Черчилль также сознавал упадок Британии. Он прибегал к риторическим подтасовкам, когда торжественно заявлял: «Я стал первым министром короля не для того, чтобы председательствовать при ликвидации Британской империи»[832]. Он почти наверняка осознавал, что Великобритания выйдет из войны лишь тенью себя прежней.
Выходки Черчилля также принимают сомнительный характер. К 1944 г. генерал Брук был по горло сыт премьер-министром.
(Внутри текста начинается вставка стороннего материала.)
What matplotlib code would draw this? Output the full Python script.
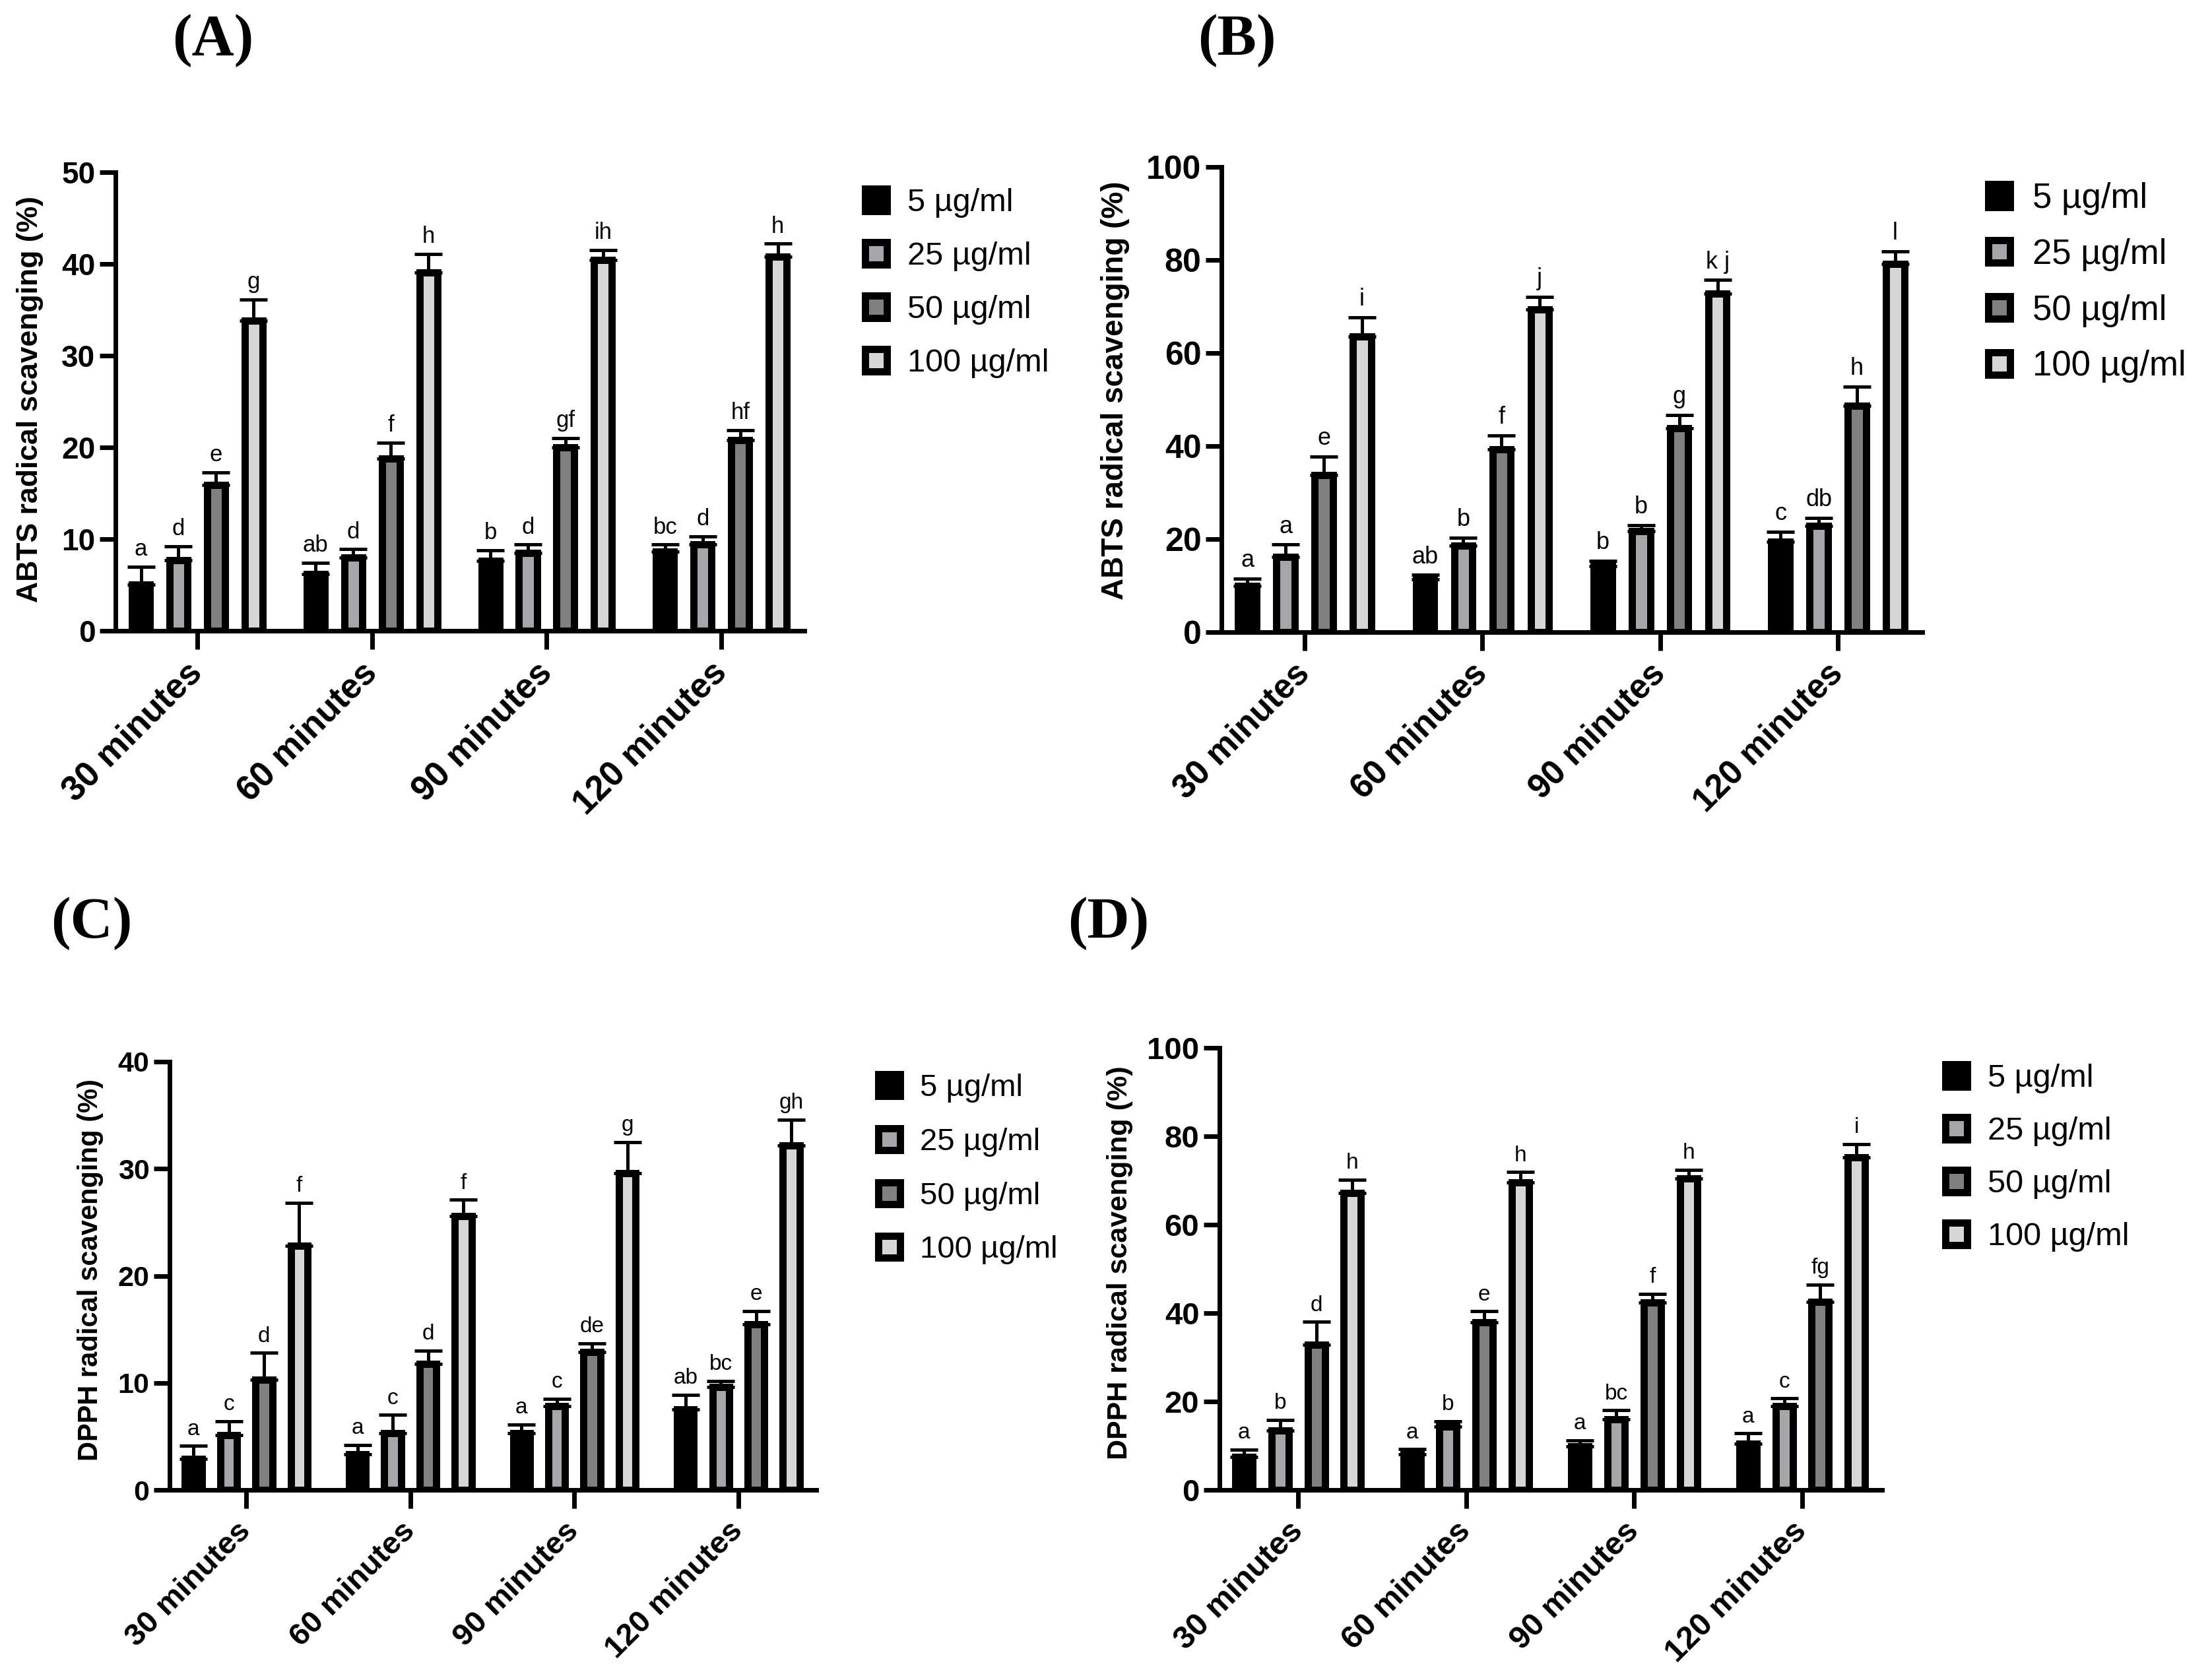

В январе того года он написал: «Боже, как я устал работать с ним»[833]. Через месяц: «Я часто не могу понять, сам ли я схожу с ума, или он действительно ненормален»[834]. В марте: «Он утратил всякое равновесие и находится в очень опасном настроении»[835]. В том же месяце: «Мне кажется, что я прикован к колеснице буйнопомешанного!»[836]
В июне 1944 г. после высадки десанта союзников в Нормандии Брук записал: «Мы вытерпели долгий мучительный вечер, слушая бредни Уинстона о стратегии»[837]. В своем дневнике он заклеймил Черчилля «совершенно несведущим в стратегии, тонущим в деталях, на которые не стоило обращать внимания, в результате даже не видящим стратегическую проблему в ее истинном свете»[838]. Вот его окончательный вывод о Черчилле: «Я ни к кому не испытывал такого восхищения и вместе с тем презрения»[839].